George debuted Thursday. As its editor in chief, Kennedy promises he will produce a lively nonpartisan journal about politics and popular culture. The “Rolling Stone” of Government or the “People” of Process. “And it will look like Elle or Mirabella,” Kennedy says, “and it will be written the way people write about entertainment or sports.”

An observation is offered: Isn’t it ironic that John Kennedy - he has dropped the Jr. - finds himself a member of the media now, after all those years of fleeing it?

“I think anyone who knows John Kennedy,” says one of the blurs, Berman, “knows that he always does the unexpected.”

Kennedy fidgets.

At 34, John Kennedy finds himself with a job that combines both his parents’ professions: high-end New York publishing, where his mother worked, and politics-as-movie-stardom, which his father invented. Since 1992, with Berman, he’s tried to get this crazy magazine idea off the ground. Marketing surveys, focus groups, practice covers. He talked to editors and ad guys, publishers and designers.

His mother helped set up meetings for him, and he met with everybody who was anybody in the business. But they were all shaking their heads.

But, by Sept. 26, there will be 500,000 issues flooding newsstands - each one fat and greasy with ads. Its debut edition breaks a record for the number of ad pages in a magazine, set previously by Vanity Fair’s 1983 relaunch at 166. George arrives with 175.

Kennedy is aware of the lousy things people are saying.

That he sold out his name, that he’s a hood ornament, not an editor.

That he’s a hunk, a dummy. And he’s been handed this magazine on a sterling platter.

“I can’t pretend that my last name didn’t help sell this magazine,” he says.

The walls behind him are lined with magazines. Fat and glossy, colorful.

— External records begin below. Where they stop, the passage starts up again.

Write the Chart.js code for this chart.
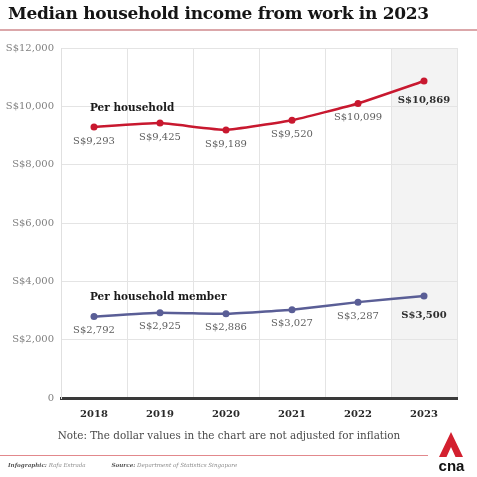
<!DOCTYPE html>
<html>
<head>
<meta charset="utf-8">
<script src="https://cdn.jsdelivr.net/npm/chart.js@4.4.1/dist/chart.umd.min.js"></script>
<style>
  html, body { margin: 0; padding: 0; background: #fff; }
  #wrap { position: relative; width: 477px; height: 477px; overflow: hidden; font-family: "DejaVu Serif", serif; }
  #chart { position: absolute; left: 0; top: 0; }
  .title { position: absolute; left: 8px; top: 3px; font-weight: bold; font-size: 17px; color: #151515; white-space: nowrap; letter-spacing: -0.3px; }
  .rule-top { position: absolute; left: 0; top: 29px; width: 477px; height: 2px; background: #dba7aa; }
  .note { position: absolute; left: 0; width: 458px; top: 429px; text-align: center; font-size: 10.4px; color: #4a4a4a; white-space: nowrap; }
  .rule-bottom { position: absolute; left: 0; top: 455px; width: 428px; height: 1px; background: #e2888c; }
  .credits { position: absolute; left: 8px; top: 462px; font-size: 5.6px; color: #8c8c8c; font-style: italic; white-space: nowrap; }
  .credits b { color: #555; }
  .logo { position: absolute; left: 434px; top: 431px; }
</style>
</head>
<body>
<div id="wrap">
  <canvas id="chart" width="477" height="477"></canvas>
  <div class="title">Median household income from work in 2023</div>
  <div class="rule-top"></div>
  <div class="note">Note: The dollar values in the chart are not adjusted for inflation</div>
  <div class="rule-bottom"></div>
  <div class="credits"><b>Infographic:</b> Rafa Estrada <span style="display:inline-block;width:24px"></span><b>Source:</b> Department of Statistics Singapore</div>
  <svg class="logo" width="40" height="44" viewBox="0 0 40 44">
    <path d="M17 1 L29 26 L21.5 26 L17 16 L12.5 26 L5 26 Z" fill="#d3202f"/>
    <text x="17.5" y="40" text-anchor="middle" font-family="Liberation Sans, Arial, sans-serif" font-weight="bold" font-size="15" fill="#111">cna</text>
  </svg>
</div>
<script>
// Years on the horizontal axis
const years = ['2018', '2019', '2020', '2021', '2022', '2023'];
// Median monthly household income from work (S$)
const perHousehold = [9293, 9425, 9189, 9520, 10099, 10869];
// Median monthly income from work per household member (S$)
const perMember = [2792, 2925, 2886, 3027, 3287, 3500];
// Vertical axis ticks
const yTicks = [0, 2000, 4000, 6000, 8000, 10000, 12000];
const seriesNames = ['Per household', 'Per household member'];

const RED = '#c8182f';
const BLUE = '#5a5e96';
const SERIF = '"DejaVu Serif", serif';

const money = v => v === 0 ? '0' : 'S$' + v.toLocaleString('en-US');

// Shade the most recent year's column
const shadeLast = {
  id: 'shadeLast',
  beforeDraw(chart) {
    const { ctx, chartArea, scales } = chart;
    const x = scales.x;
    const half = (x.getPixelForValue(1) - x.getPixelForValue(0)) / 2;
    const left = x.getPixelForValue(years.length - 1) - half;
    ctx.save();
    ctx.fillStyle = '#f3f3f3';
    ctx.fillRect(left, chartArea.top, chartArea.right - left, chartArea.bottom - chartArea.top);
    ctx.restore();
  }
};

// Value labels under each point plus series names above the lines
const labels = {
  id: 'valueLabels',
  afterDatasetsDraw(chart) {
    const { ctx } = chart;
    ctx.save();
    ctx.textBaseline = 'middle';
    chart.data.datasets.forEach((ds, di) => {
      const meta = chart.getDatasetMeta(di);
      ctx.textAlign = 'center';
      meta.data.forEach((pt, i) => {
        const last = i === ds.data.length - 1;
        ctx.font = (last ? 'bold ' : '') + '10px ' + SERIF;
        ctx.fillStyle = last ? '#2e2e2e' : '#5e5e5e';
        ctx.fillText(money(ds.data[i]), pt.x, pt.y + (last ? 19 : 14));
      });
      const first = meta.data[0];
      ctx.textAlign = 'left';
      ctx.font = 'bold 10.5px ' + SERIF;
      ctx.fillStyle = '#1a1a1a';
      ctx.fillText(seriesNames[di], first.x - 4, first.y - 19);
    });
    ctx.restore();
  }
};

new Chart(document.getElementById('chart'), {
  type: 'line',
  data: {
    labels: years,
    datasets: [
      { data: perHousehold, borderColor: RED, backgroundColor: RED, borderWidth: 2.5, pointRadius: 3.5, pointBorderWidth: 0, tension: 0.1 },
      { data: perMember, borderColor: BLUE, backgroundColor: BLUE, borderWidth: 2.5, pointRadius: 3.5, pointBorderWidth: 0, tension: 0.1 }
    ]
  },
  options: {
    responsive: false,
    animation: false,
    layout: { padding: { top: 48, right: 20, bottom: 54, left: 0 } },
    plugins: { legend: { display: false }, tooltip: { enabled: false } },
    scales: {
      x: {
        offset: true,
        grid: { offset: true, color: '#e4e4e4', drawTicks: false },
        border: { color: '#3a3a3a', width: 3 },
        ticks: { padding: 10, color: '#2a2a2a', font: { family: SERIF, size: 10, weight: 'bold' } },
        afterFit(s) { s.height = 25; }
      },
      y: {
        min: 0, max: 12000,
        afterBuildTicks(s) { s.ticks = yTicks.map(v => ({ value: v })); },
        grid: { color: '#e4e4e4', drawTicks: false },
        border: { color: '#e0e0e0', width: 1 },
        ticks: { padding: 7, color: '#808080', font: { family: SERIF, size: 10 }, callback: v => money(v) },
        afterFit(s) { s.width = 61; }
      }
    }
  },
  plugins: [shadeLast, labels]
});
</script>
</body>
</html>
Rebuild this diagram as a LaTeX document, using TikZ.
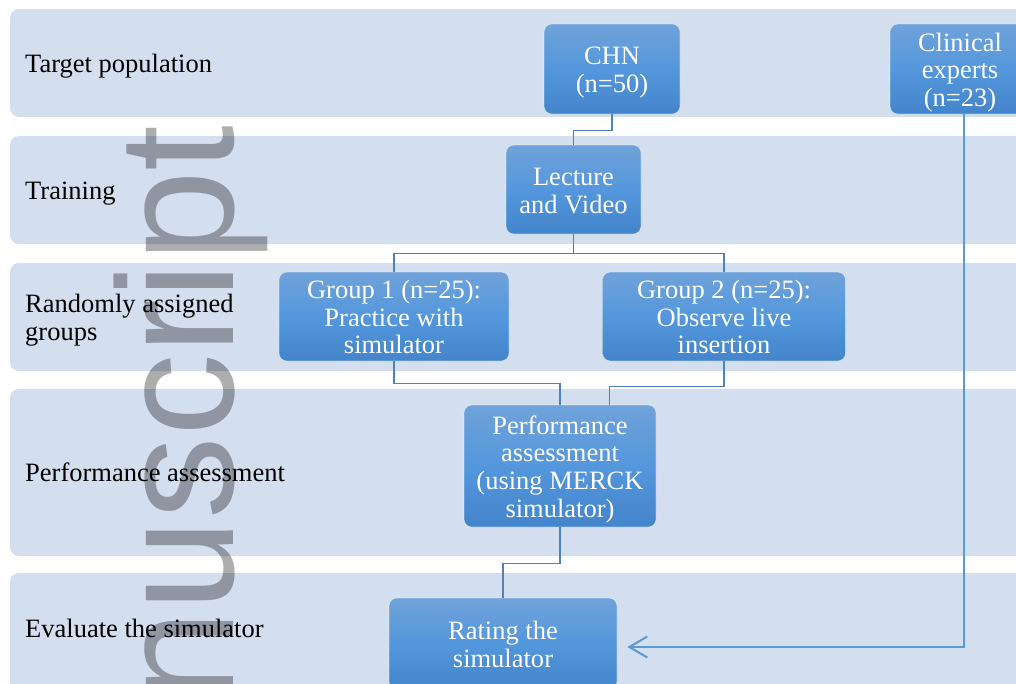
\documentclass[tikz,border=0pt]{standalone}
\usepackage{fontspec}
\setmainfont{Liberation Serif}
\newfontfamily\wmfont{Liberation Sans}
\usetikzlibrary{calc,arrows.meta}
\definecolor{band}{RGB}{211,222,238}
\definecolor{btop}{RGB}{112,162,218}
\definecolor{bmid}{RGB}{84,151,220}
\definecolor{bbot}{RGB}{67,132,202}
\definecolor{conn}{RGB}{79,129,189}
\definecolor{arrowc}{RGB}{91,155,213}
\newcommand\boxtop{\rule{0pt}{25.5pt}}
\newcommand\boxbot{\rule[-6pt]{0pt}{6pt}}
\tikzset{
  bandbox/.style={fill=band, rounded corners=9pt},
  flowbox/.style={rounded corners=8pt, top color=btop, bottom color=bbot, middle color=bmid,
     draw=white, draw opacity=0.45, line width=0.7pt, text=white, align=center,
     font=\fontsize{26.5}{27.6}\selectfont, inner sep=0pt},
  rowlabel/.style={anchor=base west, align=left, inner sep=0pt, font=\fontsize{26.5}{28}\selectfont},
  watermark/.style={rotate=90, anchor=base east, inner sep=0pt, text=black, opacity=0.32,
     font=\wmfont\fontsize{165}{165}\selectfont},
  link/.style={draw=conn, line width=1.3pt},
  feedback/.style={draw=arrowc, line width=2pt, -{Straight Barb[length=18pt,width=21pt,line width=2pt]}}
}
\begin{document}
\begin{tikzpicture}[x=1pt,y=-1pt]
\useasboundingbox (0,0) rectangle (1016,683);
\clip (0,0) rectangle (1016,683);
% bands
\fill[bandbox] (10,9) rectangle (1040,117);
\fill[bandbox] (10,136) rectangle (1040,244);
\fill[bandbox] (10,263) rectangle (1040,371);
\fill[bandbox] (10,389) rectangle (1040,556);
\fill[bandbox] (10,573) rectangle (1040,710);
% watermark
\node[watermark] (wm) at (233,125) {nuscript};
% row labels
\node[rowlabel] (l1) at (25,72) {Target population};
\node[rowlabel] (l2) at (25,199) {Training};
\node[rowlabel, anchor=north west] (l3) at (25,293.9) {Randomly assigned\\groups};
\node[rowlabel] (l4) at (25,481) {Performance assessment};
\node[rowlabel] (l5) at (25,637) {Evaluate the simulator};
% boxes
\node[flowbox, minimum width=136pt, minimum height=90pt] (chn) at (612,69) {\boxtop CHN\\(n=50)\boxbot};
\node[flowbox, minimum width=140pt, minimum height=90pt] (clin) at (960,69) {\boxtop Clinical\\experts\\(n=23)\boxbot};
\node[flowbox, minimum width=135pt, minimum height=89pt] (lec) at (573.5,189.5) {\boxtop Lecture\\and Video\boxbot};
\node[flowbox, minimum width=230pt, minimum height=89pt] (g1) at (394,316.5) {\boxtop Group 1 (n=25):\\Practice with\\simulator\boxbot};
\node[flowbox, minimum width=243pt, minimum height=89pt] (g2) at (724,316.5) {\boxtop Group 2 (n=25):\\Observe live\\insertion\boxbot};
\node[flowbox, minimum width=192pt, minimum height=122pt] (perf) at (560,466) {\boxtop Performance\\assessment\\(using MERCK\\simulator)\boxbot};
\node[flowbox, minimum width=228pt, minimum height=91pt] (rate) at (503,643.5) {\boxtop Rating the\\simulator\boxbot};
% connectors
\draw[link] (chn.south) -- ++(0,16) -| (lec.north);
\draw[link] (lec.south) -- ++(0,19) -| (g1.north);
\draw[link] (lec.south) -- ++(0,19) -| (g2.north);
\draw[link] (g1.south) -- ++(0,22) -| (perf.north);
\draw[link] (g2.south) -- ++(0,25) -| ($(perf.north)+(49.5,0)$);
\draw[link] (perf.south) -- ++(0,36) -| (rate.north);
\coordinate (fbend) at ($(rate.east)+(10,3.5)$);
\draw[feedback] ($(clin.south)+(3.5,0)$) |- (fbend);
\end{tikzpicture}
\end{document}
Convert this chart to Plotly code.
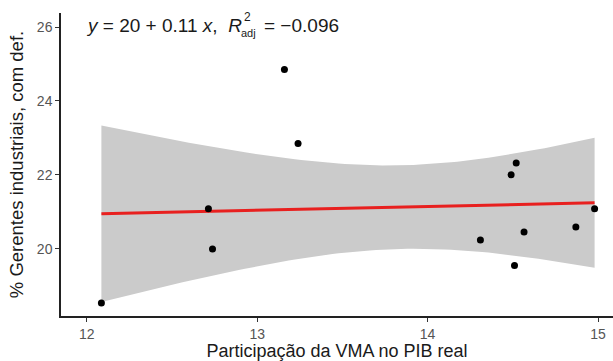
import numpy as np
import plotly.graph_objects as go

# Data
vma_share = [12.086, 13.16, 13.24, 12.714, 12.738, 14.52, 14.49, 14.31, 14.566, 14.51, 14.87, 14.98]
managers_pct = [18.53, 24.85, 22.85, 21.08, 19.99, 22.32, 22.0, 20.24, 20.45, 19.55, 20.59, 21.08]
x_ticks = [12, 13, 14, 15]
y_ticks = [20, 22, 24, 26]
eq_left = "<i>y</i> = 20 + 0.11 <i>x</i>,  <i>R</i>"
eq_sup = "2"
eq_sub = "adj"
eq_right = "= \u22120.096"

# Linear fit with 95% confidence band (as geom_smooth(method='lm'))
x = np.array(vma_share)
y = np.array(managers_pct)
n = len(x)
b1, b0 = np.polyfit(x, y, 1)
resid = y - (b0 + b1 * x)
s = np.sqrt(np.sum(resid ** 2) / (n - 2))
t_crit = 2.228  # t(0.975, df=10)
xs = np.linspace(x.min(), x.max(), 80)
fit = b0 + b1 * xs
se = s * np.sqrt(1 / n + (xs - x.mean()) ** 2 / np.sum((x - x.mean()) ** 2))
upper = fit + t_crit * se
lower = fit - t_crit * se

fig = go.Figure()
fig.add_trace(go.Scatter(x=np.concatenate([xs, xs[::-1]]), y=np.concatenate([upper, lower[::-1]]),
                         fill="toself", fillcolor="#cbcbcb", line=dict(width=0),
                         mode="lines", hoverinfo="skip", showlegend=False))
fig.add_trace(go.Scatter(x=xs, y=fit, mode="lines", line=dict(color="#e8201f", width=3),
                         showlegend=False))
fig.add_trace(go.Scatter(x=vma_share, y=managers_pct, mode="markers",
                         marker=dict(color="black", size=7), showlegend=False))

FONT = "Liberation Sans, Arial"
TXT = "#1a1a1a"
PL, PW, PT, PH = 61, 552, 13, 303  # plot area in pixels


def px(xp):
    return (xp - PL) / PW


def py(yp):
    return 1 - (yp - PT) / PH


ann = dict(xref="paper", yref="paper", yanchor="middle", showarrow=False, borderpad=0, borderwidth=0)
fig.add_annotation(x=px(242), y=py(25), xanchor="right", text=eq_left,
                   font=dict(family=FONT, size=19, color=TXT), **ann)
fig.add_annotation(x=px(244), y=py(17), xanchor="left", text=eq_sup,
                   font=dict(family=FONT, size=12, color=TXT), **ann)
fig.add_annotation(x=px(241), y=py(33), xanchor="left", text=eq_sub,
                   font=dict(family=FONT, size=11, color=TXT), **ann)
fig.add_annotation(x=px(264), y=py(25), xanchor="left", text=eq_right,
                   font=dict(family=FONT, size=19, color=TXT), **ann)

axis_common = dict(showgrid=False, zeroline=False, showline=True, linecolor="#222222", linewidth=1.5,
                   ticks="outside", ticklen=4, tickwidth=1.2, tickcolor="#333333",
                   tickfont=dict(family=FONT, size=14, color="#555555"))
fig.update_xaxes(range=[11.849, 15.088], tickvals=x_ticks, **axis_common,
                 title=dict(text="Participação da VMA no PIB real", standoff=3,
                            font=dict(family=FONT, size=18, color=TXT)))
fig.update_yaxes(range=[18.18, 26.38], tickvals=y_ticks, **axis_common,
                 title=dict(text="% Gerentes industriais, com def.", standoff=8,
                            font=dict(family=FONT, size=18.5, color=TXT)))
fig.update_layout(width=613, height=361, margin=dict(l=61, r=0, t=13, b=45),
                  plot_bgcolor="white", paper_bgcolor="white")
fig.write_html("out.html")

All beckoning, all promising.

The magazines - from the Nation to National Review - explode with opinions but not many ads.

Kennedy and Berman offer a solution: no opinions, and get celebrity photographer Herb Ritts to shoot the covers.

There will be stories of gurus, consultants, journalists, speechwriters - not just politicians.

To test their idea, Berman and Kennedy did a direct mailing.

They sent out two kinds of mailers about George. One with Kennedy’s name - for which they received a 5.7 percent response.

Without his name, it was 5.1 percent.

“That’s twice the average,” says one of the blurs.

“Anything over three,” says Kennedy, “is considered a hit.”

Which is a nice way of indicating that maybe all this George stuff isn’t just hype, another see-the-world sinecure for Kennedy, or even, as Esquire describes it, “the riskiest venture of a pampered life indelibly marked by tragedy.”

Maybe, just maybe, it’s a good idea.